Message: overflow when adding duration to instant
Location: library/std/src/time.rs:417
━━━━━━━━━━━━━━━━━━━━━━━━━━━━━━━━━━ BACKTRACE ━━━━━━━━━━━━━━━━━━━━━━━━━━━━━━━━━━━
⋮ 6 frames hidden ⋮
7: core::option::expect_failed::h8c40d2d654ba3611
at <unknown source file>:<unknown line>
8: tokio::time::interval::Interval::poll_tick::hc1814dc20e3605e4
at <unknown source file>:<unknown line>
9: <libp2p_mdns::behaviour::Behaviour<P> as libp2p_swarm::behaviour::NetworkBehaviour>::poll::ha2bef1b1e29f0bbc
Possible Solution
Replace the vulnerable line with a safer implementation that caps the TTL to a reasonable maximum value:
// Cap TTL to a reasonable maximum (e.g., 24 hours)
let capped_ttl = std::cmp::min(peer.ttl(), Duration::from_secs(86400)); // 86400 seconds = 24 hours
let new_expiration = now + capped_ttl;
Another approach could be to use checked_add with a fallback:
let new_expiration = now.checked_add(peer.ttl())

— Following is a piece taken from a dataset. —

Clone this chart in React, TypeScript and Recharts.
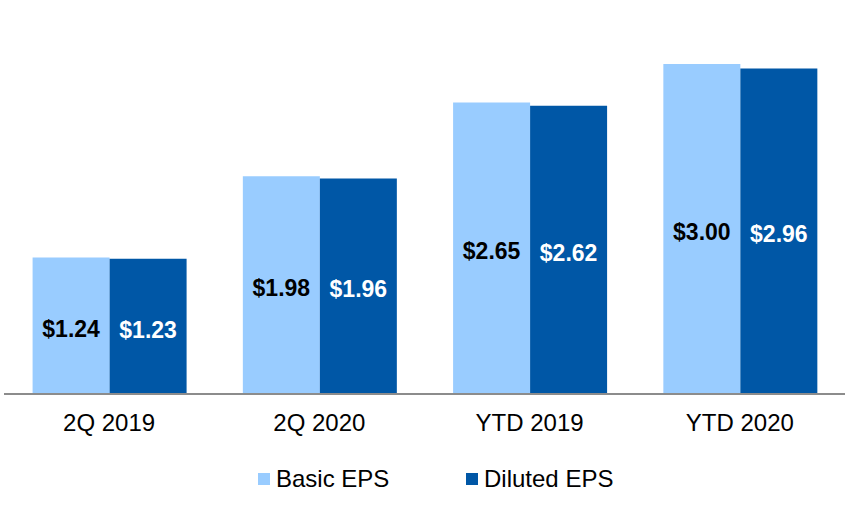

.unwrap_or_else(|| now + Duration::from_secs(3600)); // Fallback to 1 hour if overflow
Version
0.55.0
Would you like to work on fixing this bug?
Yes
Hey! Nice catch on the possible overflow. While I am not against having it fixed to a specific value if it does overflow, I am curious on if we should also have this apart of libp2p spec as well so it would possibly be more consistent in such cases where there is a overflow.
If that overflow is due to a malformed or malicious packet do we even want to handle the content? IMO it's also reasonable to just filter out a peer in a response if the ttl is invalid.
Hey guys, thanks for the prompt responses, really appreciate it.
I agree, the extract_discovered function already does the filtering and seems like the perfect place to add a filter combinator.
Without defining fallback TTL values to compare to, would something like this be a suitable change for the response handling?
pub(crate) fn extract_discovered(
&self,
now: Instant,
local_peer_id: PeerId,
) -> impl Iterator<Item = (PeerId, Multiaddr, Instant)> + '_ {
self.discovered_peers()
.filter(move |peer| peer.id() != &local_peer_id)
// Filter out peers whose TTL would cause overflow
.filter(move |peer| now.checked_add(peer.ttl()).is_some())
.flat_map(move |peer| {
let observed = self.observed_address();
// Safe to use direct addition since we've filtered out overflow cases
let new_expiration = now + peer.ttl();
peer.addresses().iter().filter_map(move |address| {
let new_addr = _address_translation(address, &observed)?;
let new_addr = new_addr.with_p2p(*peer.id()).ok()?;
Some((*peer.id(), new_addr, new_expiration))
})
})
}
Yes, that's what I was thinking too. I think we can simply do:
self.discovered_peers()
.filter_map(|peer| {
if peer.id() != &local_peer_id {
return None;
}
let new_expiration = now.checked_add(peer.ttl())?;
Some((peer, new_expiration))
}
.flat_map(|(peer, new_expiration)| {
let observed = self.observed_address();
...
}
Hey hey, the initial changes were meant to keep things minimal, but I’m totally on board with simplifying the code. Just a heads up though, the latest one has a pretty critical logic error. If I'm correct the difference being is:
- In the INCORRECT version:
if peer.id() != &local_peer_id { return None; }- This means "if the peer is NOT the local peer, return None"
- This is BACKWARDS from the intent
- It would KEEP the local peer and DISCARD all other peers
- The exact opposite of what we want!
- In the CORRECT version:
.filter(|peer| peer.id() != &local_peer_id)- This explicitly removes the local peer
- Keeps all peers EXCEPT the local peer
- This matches the original function's logic
maan, I hate negations ! 🗡
Looking at the possible filter_map combinations now, the one with just the added filter feels like the cleanest and easiest to follow.
Ah yes, that was a typo, I meant if peer.id() == &local_peer_id { return None; }.
Anyway, let's discuss this on the PR :)
Awesome, really appreciate all your help guys. Will create a PR shortly
Reopening the issue just to track properly how/ when it is resolved.